Canada’s businesses see real opportunities in the government’s efforts to restore a nation-to-nation relationship with Indigenous peoples – modernizing the National Energy Board (NEB) and reviewing all federal laws and policies affecting Indigenous peoples.
Last September, we released Seizing Six Opportunities for More Clarity in the Duty to Consult and Accommodate Process. The report was driven by businesses’ concerns that the lack of clarity on the Crown’s execution of its duty is frustrating relationships with Indigenous communities and stopping projects from which both could benefit.
We need a consistent framework that brings Indigenous communities and business together to establish a relationship when one doesn’t exist already. Once discussions regarding a project begin, the Crown should clarify such issues as what has triggered the duty, which Indigenous peoples are affected and their rights, its involvement, what information needs to be provided, timelines, and how it will follow up to determine if the process met its objectives and whether those involved met the expectations of them.
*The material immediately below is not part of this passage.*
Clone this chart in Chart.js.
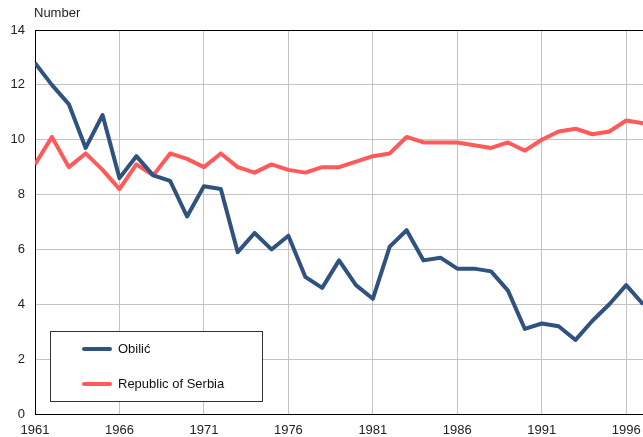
<!DOCTYPE html>
<html>
<head>
<meta charset="utf-8">
<script src="https://cdn.jsdelivr.net/npm/chart.js@4/dist/chart.umd.min.js"></script>
<style>
    html, body { margin: 0; padding: 0; overflow: hidden; background: #fff; }
    #wrap { width: 660px; height: 437px; }
</style>
</head>
<body>
<div id="wrap"><canvas id="chart" width="660" height="437"></canvas></div>
<script>
// Данные графика
const years = [1961, 1962, 1963, 1964, 1965, 1966, 1967, 1968, 1969, 1970,
    1971, 1972, 1973, 1974, 1975, 1976, 1977, 1978, 1979, 1980,
    1981, 1982, 1983, 1984, 1985, 1986, 1987, 1988, 1989, 1990,
    1991, 1992, 1993, 1994, 1995, 1996, 1997];
const obilic = [12.8, 12.0, 11.3, 9.7, 10.9, 8.6, 9.4, 8.7, 8.5, 7.2,
    8.3, 8.2, 5.9, 6.6, 6.0, 6.5, 5.0, 4.6, 5.6, 4.7,
    4.2, 6.1, 6.7, 5.6, 5.7, 5.3, 5.3, 5.2, 4.5, 3.1,
    3.3, 3.2, 2.7, 3.4, 4.0, 4.7, 4.0];
const serbia = [9.1, 10.1, 9.0, 9.5, 8.9, 8.2, 9.1, 8.7, 9.5, 9.3,
    9.0, 9.5, 9.0, 8.8, 9.1, 8.9, 8.8, 9.0, 9.0, 9.2,
    9.4, 9.5, 10.1, 9.9, 9.9, 9.9, 9.8, 9.7, 9.9, 9.6,
    10.0, 10.3, 10.4, 10.2, 10.3, 10.7, 10.6];
const seriesNames = ['Obilić', 'Republic of Serbia'];
const xTicks = [1961, 1966, 1971, 1976, 1981, 1986, 1991, 1996];
const yTicks = [0, 2, 4, 6, 8, 10, 12, 14];
const yTitle = 'Number';

const FONT = '"Liberation Sans", Arial, sans-serif';

// Подпись оси Y сверху
const yTitlePlugin = {
    id: 'yTitle',
    afterDraw(chart) {
        const ctx = chart.ctx;
        ctx.save();
        ctx.font = '13px ' + FONT;
        ctx.fillStyle = '#222';
        ctx.textBaseline = 'middle';
        ctx.fillText(yTitle, chart.chartArea.left - 1, 13);
        ctx.restore();
    }
};

// Легенда в рамке внутри области графика
const boxLegendPlugin = {
    id: 'boxLegend',
    afterDraw(chart) {
        const ctx = chart.ctx;
        const x = 50, y = 331, w = 212, h = 70;
        ctx.save();
        ctx.fillStyle = '#fff';
        ctx.fillRect(x, y, w, h);
        ctx.strokeStyle = '#333';
        ctx.lineWidth = 1;
        ctx.strokeRect(x + 0.5, y + 0.5, w, h);
        ctx.font = '13px ' + FONT;
        ctx.textBaseline = 'middle';
        chart.data.datasets.forEach((ds, i) => {
            const ly = y + 18 + i * 35;
            ctx.strokeStyle = ds.borderColor;
            ctx.lineWidth = 4;
            ctx.lineCap = 'round';
            ctx.beginPath();
            ctx.moveTo(x + 34, ly);
            ctx.lineTo(x + 60, ly);
            ctx.stroke();
            ctx.fillStyle = '#111';
            ctx.fillText(ds.label, x + 68, ly);
        });
        ctx.restore();
    }
};

const ctx = document.getElementById('chart').getContext('2d');
new Chart(ctx, {
    type: 'line',
    data: {
        datasets: [{
            label: seriesNames[0],
            data: years.map((yr, i) => ({ x: yr, y: obilic[i] })),
            borderColor: '#30527f',
            borderWidth: 4,
            pointRadius: 0,
            tension: 0,
            borderJoinStyle: 'round'
        }, {
            label: seriesNames[1],
            data: years.map((yr, i) => ({ x: yr, y: serbia[i] })),
            borderColor: '#ff5a5a',
            borderWidth: 4,
            pointRadius: 0,
            tension: 0,
            borderJoinStyle: 'round'
        }]
    },
    options: {
        responsive: false,
        animation: false,
        layout: { padding: { top: 30, left: 0, right: 0, bottom: 0 } },
        plugins: {
            legend: { display: false },
            tooltip: { enabled: false }
        },
        scales: {
            x: {
                type: 'linear',
                min: 1961,
                max: 1998,
                afterBuildTicks: scale => {
                    scale.ticks = xTicks.map(v => ({ value: v }));
                },
                afterFit: scale => { scale.height = 23; },
                ticks: {
                    font: { size: 13, family: FONT },
                    color: '#222',
                    padding: 9,
                    maxRotation: 0,
                    callback: v => String(v)
                },
                grid: {
                    drawTicks: false,
                    color: c => c.tick && c.tick.value === 1961 ? '#000' : '#c4c4c4',
                    lineWidth: 1
                },
                border: { color: '#000', width: 1 }
            },
            y: {
                min: 0,
                max: 14,
                afterBuildTicks: scale => {
                    scale.ticks = yTicks.map(v => ({ value: v }));
                },
                afterFit: scale => { scale.width = 35; },
                ticks: {
                    font: { size: 13, family: FONT },
                    color: '#222',
                    padding: 10
                },
                grid: {
                    drawTicks: false,
                    color: c => c.tick && (c.tick.value === 0 || c.tick.value === 14) ? '#000' : '#c4c4c4',
                    lineWidth: 1
                },
                border: { color: '#000', width: 1 }
            }
        }
    },
    plugins: [yTitlePlugin, boxLegendPlugin]
});
</script>
</body>
</html>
There are real consequences for business and Indigenous communities when the Crown fails to execute its duty. In 2016, a Federal Court of Appeal upheld an appeal blocking the Northern Gateway pipeline because the Crown “offered only a brief, hurried and inadequate consultation with First Nations.” Most of the time, the process works well. When it doesn’t, there needs to be repercussions for officials as well.
Unless we fix this process, our competitors will dismiss us and get what they need elsewhere, leaving behind businesses, Indigenous communities and all Canadians.